>> start

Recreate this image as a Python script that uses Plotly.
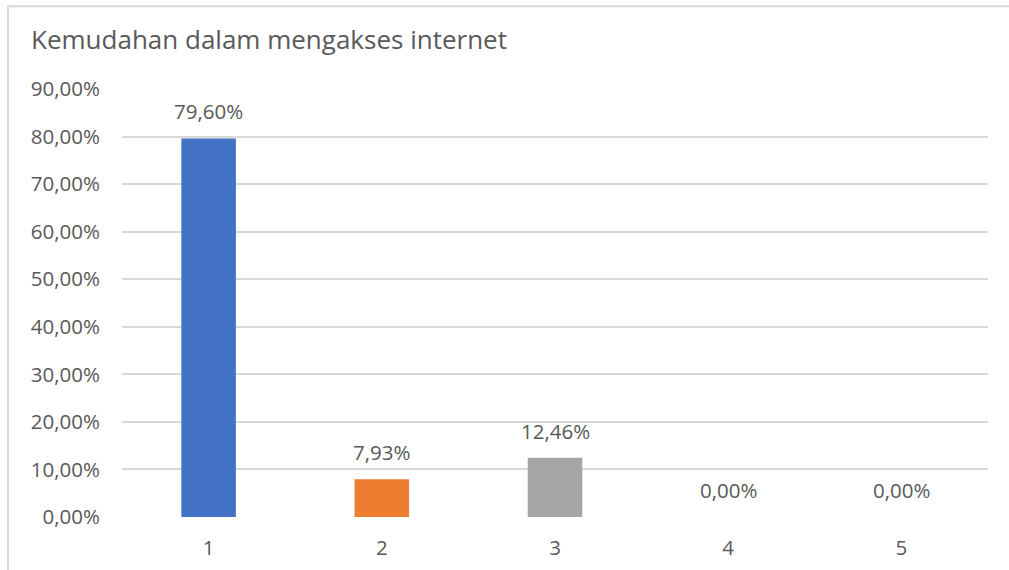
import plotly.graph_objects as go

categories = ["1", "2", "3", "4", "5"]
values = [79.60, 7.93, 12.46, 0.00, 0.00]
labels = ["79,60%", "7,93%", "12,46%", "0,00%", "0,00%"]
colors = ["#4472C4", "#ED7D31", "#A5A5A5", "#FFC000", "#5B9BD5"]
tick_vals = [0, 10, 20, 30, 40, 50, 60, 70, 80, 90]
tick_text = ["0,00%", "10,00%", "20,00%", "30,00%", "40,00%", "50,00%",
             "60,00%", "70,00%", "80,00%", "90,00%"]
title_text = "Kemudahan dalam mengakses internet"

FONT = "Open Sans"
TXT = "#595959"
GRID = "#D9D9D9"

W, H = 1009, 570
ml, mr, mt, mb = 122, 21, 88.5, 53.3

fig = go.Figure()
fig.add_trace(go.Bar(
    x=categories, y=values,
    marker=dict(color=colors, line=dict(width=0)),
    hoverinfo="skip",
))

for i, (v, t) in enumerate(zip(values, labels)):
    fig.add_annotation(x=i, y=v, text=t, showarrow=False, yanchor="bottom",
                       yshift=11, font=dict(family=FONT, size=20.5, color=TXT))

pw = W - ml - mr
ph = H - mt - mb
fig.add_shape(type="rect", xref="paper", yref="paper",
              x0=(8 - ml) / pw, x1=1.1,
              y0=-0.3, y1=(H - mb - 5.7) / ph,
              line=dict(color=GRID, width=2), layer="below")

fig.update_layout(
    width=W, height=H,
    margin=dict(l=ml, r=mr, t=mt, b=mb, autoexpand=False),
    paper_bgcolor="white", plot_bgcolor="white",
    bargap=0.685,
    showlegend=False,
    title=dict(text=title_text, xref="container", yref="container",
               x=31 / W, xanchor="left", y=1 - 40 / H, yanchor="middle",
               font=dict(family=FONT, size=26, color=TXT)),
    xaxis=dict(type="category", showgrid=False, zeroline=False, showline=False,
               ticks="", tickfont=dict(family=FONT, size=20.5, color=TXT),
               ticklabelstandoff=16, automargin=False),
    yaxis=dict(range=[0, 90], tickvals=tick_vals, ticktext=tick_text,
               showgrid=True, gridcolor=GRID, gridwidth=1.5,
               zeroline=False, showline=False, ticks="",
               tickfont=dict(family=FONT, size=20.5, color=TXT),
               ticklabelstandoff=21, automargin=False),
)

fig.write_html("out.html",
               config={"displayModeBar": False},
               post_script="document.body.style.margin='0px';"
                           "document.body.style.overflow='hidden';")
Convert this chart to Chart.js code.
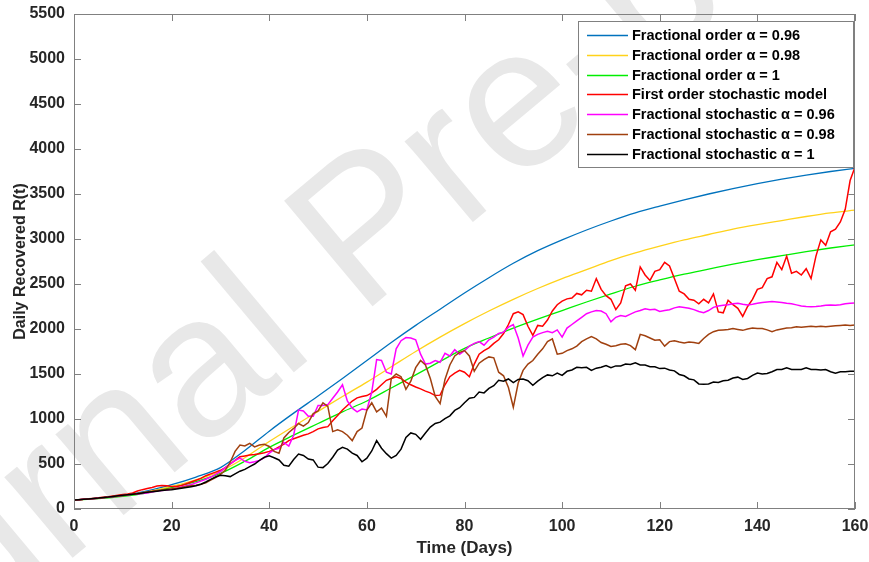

>> end

▶ **OBJECTIVE**:
Leave the images out and output the remaining material exactly as it stands.

▶ **REPLY TO THE TASK**:
Recreate this image as a Python script that uses Plotly.
import plotly.graph_objects as go

categories = ["1", "2", "3", "4", "5"]
values = [79.60, 7.93, 12.46, 0.00, 0.00]
labels = ["79,60%", "7,93%", "12,46%", "0,00%", "0,00%"]
colors = ["#4472C4", "#ED7D31", "#A5A5A5", "#FFC000", "#5B9BD5"]
tick_vals = [0, 10, 20, 30, 40, 50, 60, 70, 80, 90]
tick_text = ["0,00%", "10,00%", "20,00%", "30,00%", "40,00%", "50,00%",
             "60,00%", "70,00%", "80,00%", "90,00%"]
title_text = "Kemudahan dalam mengakses internet"

FONT = "Open Sans"
TXT = "#595959"
GRID = "#D9D9D9"

W, H = 1009, 570
ml, mr, mt, mb = 122, 21, 88.5, 53.3

fig = go.Figure()
fig.add_trace(go.Bar(
    x=categories, y=values,
    marker=dict(color=colors, line=dict(width=0)),
    hoverinfo="skip",
))

for i, (v, t) in enumerate(zip(values, labels)):
    fig.add_annotation(x=i, y=v, text=t, showarrow=False, yanchor="bottom",
                       yshift=11, font=dict(family=FONT, size=20.5, color=TXT))

pw = W - ml - mr
ph = H - mt - mb
fig.add_shape(type="rect", xref="paper", yref="paper",
              x0=(8 - ml) / pw, x1=1.1,
              y0=-0.3, y1=(H - mb - 5.7) / ph,
              line=dict(color=GRID, width=2), layer="below")

fig.update_layout(
    width=W, height=H,
    margin=dict(l=ml, r=mr, t=mt, b=mb, autoexpand=False),
    paper_bgcolor="white", plot_bgcolor="white",
    bargap=0.685,
    showlegend=False,
    title=dict(text=title_text, xref="container", yref="container",
               x=31 / W, xanchor="left", y=1 - 40 / H, yanchor="middle",
               font=dict(family=FONT, size=26, color=TXT)),
    xaxis=dict(type="category", showgrid=False, zeroline=False, showline=False,
               ticks="", tickfont=dict(family=FONT, size=20.5, color=TXT),
               ticklabelstandoff=16, automargin=False),
    yaxis=dict(range=[0, 90], tickvals=tick_vals, ticktext=tick_text,
               showgrid=True, gridcolor=GRID, gridwidth=1.5,
               zeroline=False, showline=False, ticks="",
               tickfont=dict(family=FONT, size=20.5, color=TXT),
               ticklabelstandoff=21, automargin=False),
)

fig.write_html("out.html",
               config={"displayModeBar": False},
               post_script="document.body.style.margin='0px';"
                           "document.body.style.overflow='hidden';")
Convert this chart to Chart.js code.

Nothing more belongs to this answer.